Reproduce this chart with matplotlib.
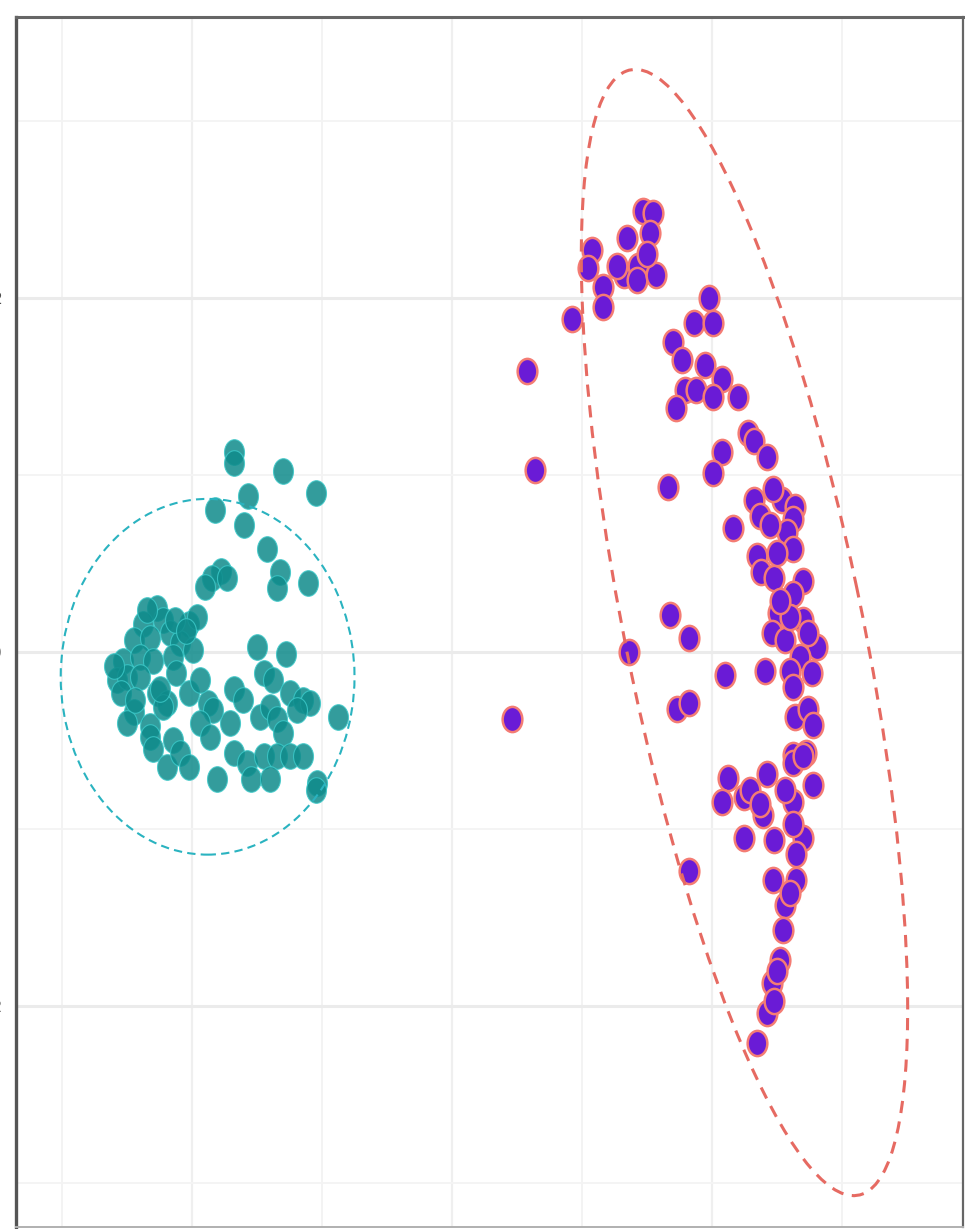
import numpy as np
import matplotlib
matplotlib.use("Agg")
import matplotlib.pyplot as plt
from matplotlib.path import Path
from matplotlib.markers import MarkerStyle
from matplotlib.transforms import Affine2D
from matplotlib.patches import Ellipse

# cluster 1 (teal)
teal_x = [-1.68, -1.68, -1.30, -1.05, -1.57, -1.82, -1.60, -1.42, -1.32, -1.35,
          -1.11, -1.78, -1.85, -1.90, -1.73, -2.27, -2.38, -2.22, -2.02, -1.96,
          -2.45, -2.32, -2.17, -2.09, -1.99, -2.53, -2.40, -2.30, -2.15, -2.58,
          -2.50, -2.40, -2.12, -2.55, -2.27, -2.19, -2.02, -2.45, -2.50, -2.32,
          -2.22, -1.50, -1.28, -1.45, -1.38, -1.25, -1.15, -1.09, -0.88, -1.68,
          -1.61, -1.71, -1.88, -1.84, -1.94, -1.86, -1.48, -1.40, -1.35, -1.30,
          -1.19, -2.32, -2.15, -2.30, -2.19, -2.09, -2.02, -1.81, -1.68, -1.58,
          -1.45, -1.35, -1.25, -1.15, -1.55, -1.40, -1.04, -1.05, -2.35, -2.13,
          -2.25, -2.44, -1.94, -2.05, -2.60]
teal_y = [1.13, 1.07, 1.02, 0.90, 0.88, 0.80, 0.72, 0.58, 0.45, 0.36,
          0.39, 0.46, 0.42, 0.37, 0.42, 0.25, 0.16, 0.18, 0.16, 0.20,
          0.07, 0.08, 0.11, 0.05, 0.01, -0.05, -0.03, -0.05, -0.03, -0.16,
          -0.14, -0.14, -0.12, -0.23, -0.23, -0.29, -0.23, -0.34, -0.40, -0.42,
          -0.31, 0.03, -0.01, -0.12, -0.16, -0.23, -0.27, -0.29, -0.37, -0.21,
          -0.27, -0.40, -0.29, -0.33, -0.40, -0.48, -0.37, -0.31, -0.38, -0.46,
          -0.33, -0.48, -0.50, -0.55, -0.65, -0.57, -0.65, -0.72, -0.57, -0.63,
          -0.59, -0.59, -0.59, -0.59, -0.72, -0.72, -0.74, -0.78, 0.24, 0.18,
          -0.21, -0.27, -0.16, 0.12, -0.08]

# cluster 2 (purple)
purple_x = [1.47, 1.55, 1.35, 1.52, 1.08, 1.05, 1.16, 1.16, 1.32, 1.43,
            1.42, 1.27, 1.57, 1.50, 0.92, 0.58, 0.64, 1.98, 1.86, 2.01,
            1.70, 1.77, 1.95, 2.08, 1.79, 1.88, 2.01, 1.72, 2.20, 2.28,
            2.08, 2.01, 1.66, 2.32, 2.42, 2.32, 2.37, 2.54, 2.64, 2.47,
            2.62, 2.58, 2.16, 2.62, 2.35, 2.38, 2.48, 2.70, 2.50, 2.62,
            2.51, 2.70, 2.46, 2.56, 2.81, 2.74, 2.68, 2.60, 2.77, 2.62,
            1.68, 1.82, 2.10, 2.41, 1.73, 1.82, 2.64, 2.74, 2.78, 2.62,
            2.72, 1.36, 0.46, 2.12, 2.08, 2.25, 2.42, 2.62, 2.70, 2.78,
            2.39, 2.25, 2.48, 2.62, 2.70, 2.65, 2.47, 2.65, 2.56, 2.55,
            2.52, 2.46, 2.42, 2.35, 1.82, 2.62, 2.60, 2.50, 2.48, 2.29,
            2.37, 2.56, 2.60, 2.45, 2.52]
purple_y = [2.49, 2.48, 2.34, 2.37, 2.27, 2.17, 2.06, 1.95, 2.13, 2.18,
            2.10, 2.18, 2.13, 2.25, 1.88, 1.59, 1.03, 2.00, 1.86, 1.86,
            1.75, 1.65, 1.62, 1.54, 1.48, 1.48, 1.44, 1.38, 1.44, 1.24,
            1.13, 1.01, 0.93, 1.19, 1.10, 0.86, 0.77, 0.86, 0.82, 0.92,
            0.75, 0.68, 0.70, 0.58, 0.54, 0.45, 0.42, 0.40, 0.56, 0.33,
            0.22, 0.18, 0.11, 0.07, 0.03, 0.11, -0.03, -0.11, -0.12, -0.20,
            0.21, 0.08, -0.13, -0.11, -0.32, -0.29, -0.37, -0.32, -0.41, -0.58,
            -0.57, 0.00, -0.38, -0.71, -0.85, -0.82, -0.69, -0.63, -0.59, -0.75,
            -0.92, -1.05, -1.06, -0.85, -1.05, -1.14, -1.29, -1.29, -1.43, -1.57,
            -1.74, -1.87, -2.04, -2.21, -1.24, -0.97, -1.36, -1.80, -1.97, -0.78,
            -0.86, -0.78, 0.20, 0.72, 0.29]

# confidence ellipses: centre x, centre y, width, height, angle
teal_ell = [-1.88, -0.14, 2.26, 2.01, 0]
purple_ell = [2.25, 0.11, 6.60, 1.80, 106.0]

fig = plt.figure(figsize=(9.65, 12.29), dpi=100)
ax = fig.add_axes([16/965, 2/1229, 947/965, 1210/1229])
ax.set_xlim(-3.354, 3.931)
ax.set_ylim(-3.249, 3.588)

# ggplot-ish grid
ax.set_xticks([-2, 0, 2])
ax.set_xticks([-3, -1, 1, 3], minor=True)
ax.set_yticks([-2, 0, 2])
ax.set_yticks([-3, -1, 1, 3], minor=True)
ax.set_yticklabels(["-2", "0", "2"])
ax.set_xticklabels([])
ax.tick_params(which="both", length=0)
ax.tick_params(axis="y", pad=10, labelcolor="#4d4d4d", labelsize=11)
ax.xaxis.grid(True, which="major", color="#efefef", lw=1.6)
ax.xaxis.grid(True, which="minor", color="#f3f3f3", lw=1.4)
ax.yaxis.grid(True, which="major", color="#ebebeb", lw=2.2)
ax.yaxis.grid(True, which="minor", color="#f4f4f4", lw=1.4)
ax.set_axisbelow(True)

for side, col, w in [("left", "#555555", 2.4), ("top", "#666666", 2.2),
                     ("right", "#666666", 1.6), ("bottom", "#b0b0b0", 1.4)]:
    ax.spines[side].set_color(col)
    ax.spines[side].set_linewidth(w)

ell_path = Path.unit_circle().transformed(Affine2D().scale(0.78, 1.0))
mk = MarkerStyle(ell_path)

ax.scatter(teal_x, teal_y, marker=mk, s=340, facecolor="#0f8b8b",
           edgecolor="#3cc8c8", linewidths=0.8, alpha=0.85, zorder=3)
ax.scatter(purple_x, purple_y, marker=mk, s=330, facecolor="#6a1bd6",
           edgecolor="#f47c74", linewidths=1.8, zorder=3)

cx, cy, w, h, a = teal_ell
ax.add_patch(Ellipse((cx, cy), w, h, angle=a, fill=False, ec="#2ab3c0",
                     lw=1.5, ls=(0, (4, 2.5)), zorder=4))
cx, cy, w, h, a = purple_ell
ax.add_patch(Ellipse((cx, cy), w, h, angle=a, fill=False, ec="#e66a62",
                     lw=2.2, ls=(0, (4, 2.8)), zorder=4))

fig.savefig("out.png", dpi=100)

○ ○ ○ ○

• **Work to do**: Leave out any pictures, please, and quote only the lines from the top of the data through the line that contains "-0.21, -0.27, -0.16, 0.12, -0.08]".

• **Output**:
Reproduce this chart with matplotlib.
import numpy as np
import matplotlib
matplotlib.use("Agg")
import matplotlib.pyplot as plt
from matplotlib.path import Path
from matplotlib.markers import MarkerStyle
from matplotlib.transforms import Affine2D
from matplotlib.patches import Ellipse

# cluster 1 (teal)
teal_x = [-1.68, -1.68, -1.30, -1.05, -1.57, -1.82, -1.60, -1.42, -1.32, -1.35,
          -1.11, -1.78, -1.85, -1.90, -1.73, -2.27, -2.38, -2.22, -2.02, -1.96,
          -2.45, -2.32, -2.17, -2.09, -1.99, -2.53, -2.40, -2.30, -2.15, -2.58,
          -2.50, -2.40, -2.12, -2.55, -2.27, -2.19, -2.02, -2.45, -2.50, -2.32,
          -2.22, -1.50, -1.28, -1.45, -1.38, -1.25, -1.15, -1.09, -0.88, -1.68,
          -1.61, -1.71, -1.88, -1.84, -1.94, -1.86, -1.48, -1.40, -1.35, -1.30,
          -1.19, -2.32, -2.15, -2.30, -2.19, -2.09, -2.02, -1.81, -1.68, -1.58,
          -1.45, -1.35, -1.25, -1.15, -1.55, -1.40, -1.04, -1.05, -2.35, -2.13,
          -2.25, -2.44, -1.94, -2.05, -2.60]
teal_y = [1.13, 1.07, 1.02, 0.90, 0.88, 0.80, 0.72, 0.58, 0.45, 0.36,
          0.39, 0.46, 0.42, 0.37, 0.42, 0.25, 0.16, 0.18, 0.16, 0.20,
          0.07, 0.08, 0.11, 0.05, 0.01, -0.05, -0.03, -0.05, -0.03, -0.16,
          -0.14, -0.14, -0.12, -0.23, -0.23, -0.29, -0.23, -0.34, -0.40, -0.42,
          -0.31, 0.03, -0.01, -0.12, -0.16, -0.23, -0.27, -0.29, -0.37, -0.21,
          -0.27, -0.40, -0.29, -0.33, -0.40, -0.48, -0.37, -0.31, -0.38, -0.46,
          -0.33, -0.48, -0.50, -0.55, -0.65, -0.57, -0.65, -0.72, -0.57, -0.63,
          -0.59, -0.59, -0.59, -0.59, -0.72, -0.72, -0.74, -0.78, 0.24, 0.18,
          -0.21, -0.27, -0.16, 0.12, -0.08]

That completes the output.